In 1972, archaeologists opened the unlooted Takamatsuzuka Tomb in Asuka, Nara Prefecture, and discovered something extraordinary. Inside the tightly fitted megalithic chamber, white lime plaster covered the walls, and vivid painted figures depicted the elegant 'Asuka Beauties' of the ancient court alongside star constellations. A stone coffin rested in the center, surrounded by accessories, swords, and bronze mirrors. The wall paintings were designated national treasures, the grave goods classified as important cultural property, and the tumulus itself a special historic site. Most kofun were not so lucky. Grave robbing in antiquity stripped many chambers bare. The imperial kofun remain closed to archaeological excavation by order of the Imperial Household Agency, which maintains them as the actual resting places of emperors. This means some of the largest and most significant kofun in the world have never been scientifically examined -- their secrets locked beneath trees and grass, protected by tradition older than any museum.

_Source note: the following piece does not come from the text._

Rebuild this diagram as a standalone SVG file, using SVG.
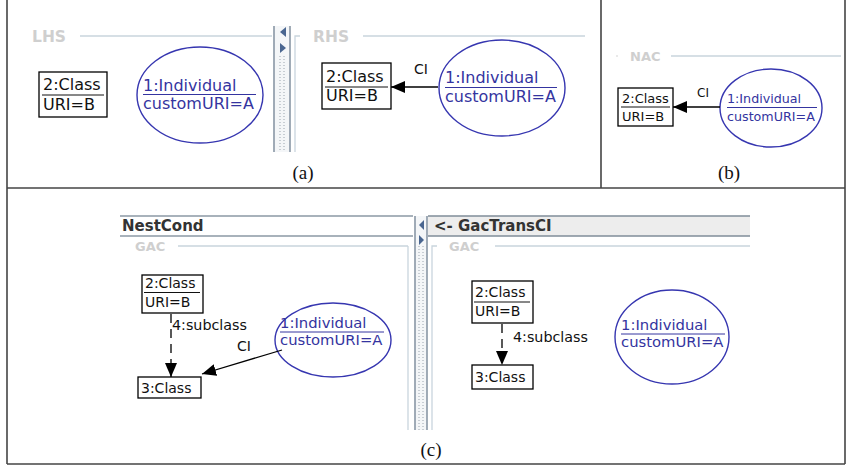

The Mozu-Furuichi kofun clusters in Osaka Prefecture were inscribed on the UNESCO World Heritage List on July 6, 2019, recognizing them as outstanding examples of burial mound culture. The designation covers forty-nine component sites across the two clusters, including Daisen Kofun and surrounding satellite mounds. From the air, the Sakai area reveals its ancient geometry -- keyhole shapes, circles, and rectangles scattered among houses, roads, and baseball fields, the living city grown up around its dead. Hyogo Prefecture holds the national record with 16,577 kofun sites, followed by Chiba Prefecture with 13,112. These are not remote wilderness monuments but woven into daily Japanese life, their moats now fish ponds, their slopes now parks, their haniwa reproduced as mascots on municipal websites. The ancient tombs remain, quiet and tree-covered, holding the bones and bronze of people who built a civilization measured in earth and stone.
The primary kofun concentration is centered at approximately 34.556N, 135.601E in the Sakai/Osaka area of Osaka Prefecture. The Mozu kofun cluster, including the massive keyhole-shaped Daisen Kofun, is unmistakable from altitude -- look for the distinctive keyhole outlines surrounded by moats and green tree cover within the dense urban grid of Sakai city. Best viewed at 3,000-6,000 feet AGL to appreciate the scale and distinctive shapes. Kansai International Airport (RJBB) lies approximately 15 nautical miles to the southwest. Osaka Itami Airport (RJOO) is about 15 nautical miles to the north. The kofun are scattered across a wide area, but the Mozu and Furuichi clusters provide the most concentrated aerial spectacle.